Wow Squarespace just shutdown a website of a group of doctors - ycombonator
https://mobile.twitter.com/drsimonegold/status/1288178446569545734
======
mariomariomario
1\. Squarespace is a private entity. They have no obligation to leave your
website online, similar to how you have no obligation to spend money at
businesses you don't support.

2\. The Twitter user in question is pushing propaganda about
Hydroxychloroquine, along with clearly false information that is not backed by
the scientific community.

3\. Take a look at the Food and Drug Administration official communications on
its stance regarding Hydroxychloroquine:
[https://www.fda.gov/media/138946/download](https://www.fda.gov/media/138946/download)

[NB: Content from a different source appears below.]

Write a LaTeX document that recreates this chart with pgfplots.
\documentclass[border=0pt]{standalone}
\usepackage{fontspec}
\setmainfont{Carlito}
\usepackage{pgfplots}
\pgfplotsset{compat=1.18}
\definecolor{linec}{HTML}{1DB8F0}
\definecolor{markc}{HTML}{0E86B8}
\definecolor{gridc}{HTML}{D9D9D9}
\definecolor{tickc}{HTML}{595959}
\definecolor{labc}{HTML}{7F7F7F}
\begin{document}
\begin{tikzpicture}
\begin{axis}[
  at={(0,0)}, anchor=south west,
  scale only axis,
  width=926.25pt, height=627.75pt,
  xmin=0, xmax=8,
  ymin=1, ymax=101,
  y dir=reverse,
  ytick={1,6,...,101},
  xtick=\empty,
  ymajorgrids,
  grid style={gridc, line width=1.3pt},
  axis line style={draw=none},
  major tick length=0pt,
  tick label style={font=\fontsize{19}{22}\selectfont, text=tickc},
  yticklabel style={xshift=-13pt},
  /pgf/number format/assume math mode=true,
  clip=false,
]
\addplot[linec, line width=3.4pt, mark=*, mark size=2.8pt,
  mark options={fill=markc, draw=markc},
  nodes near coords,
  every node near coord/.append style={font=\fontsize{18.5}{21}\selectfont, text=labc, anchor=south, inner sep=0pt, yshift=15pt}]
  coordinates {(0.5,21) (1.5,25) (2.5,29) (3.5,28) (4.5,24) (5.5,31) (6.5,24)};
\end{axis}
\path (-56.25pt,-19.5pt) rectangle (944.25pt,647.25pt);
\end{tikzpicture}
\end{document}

4\. Direct quote from FDA official statement linked above: "However, based on
emerging and other scientific data, FDA does not recommend using HCQ or CQ to
treat hospitalized patients with COVID-19 outside of a clinical trial."

------
themonoid
This tweet (and the related website) seems to be from America's Frontline
Doctors; they have been accused of quackery. See related HN discussion:
[https://news.ycombinator.com/item?id=23982139](https://news.ycombinator.com/item?id=23982139)

------
IanDrake
Thanks for flagging my comment, thus proving my point exactly.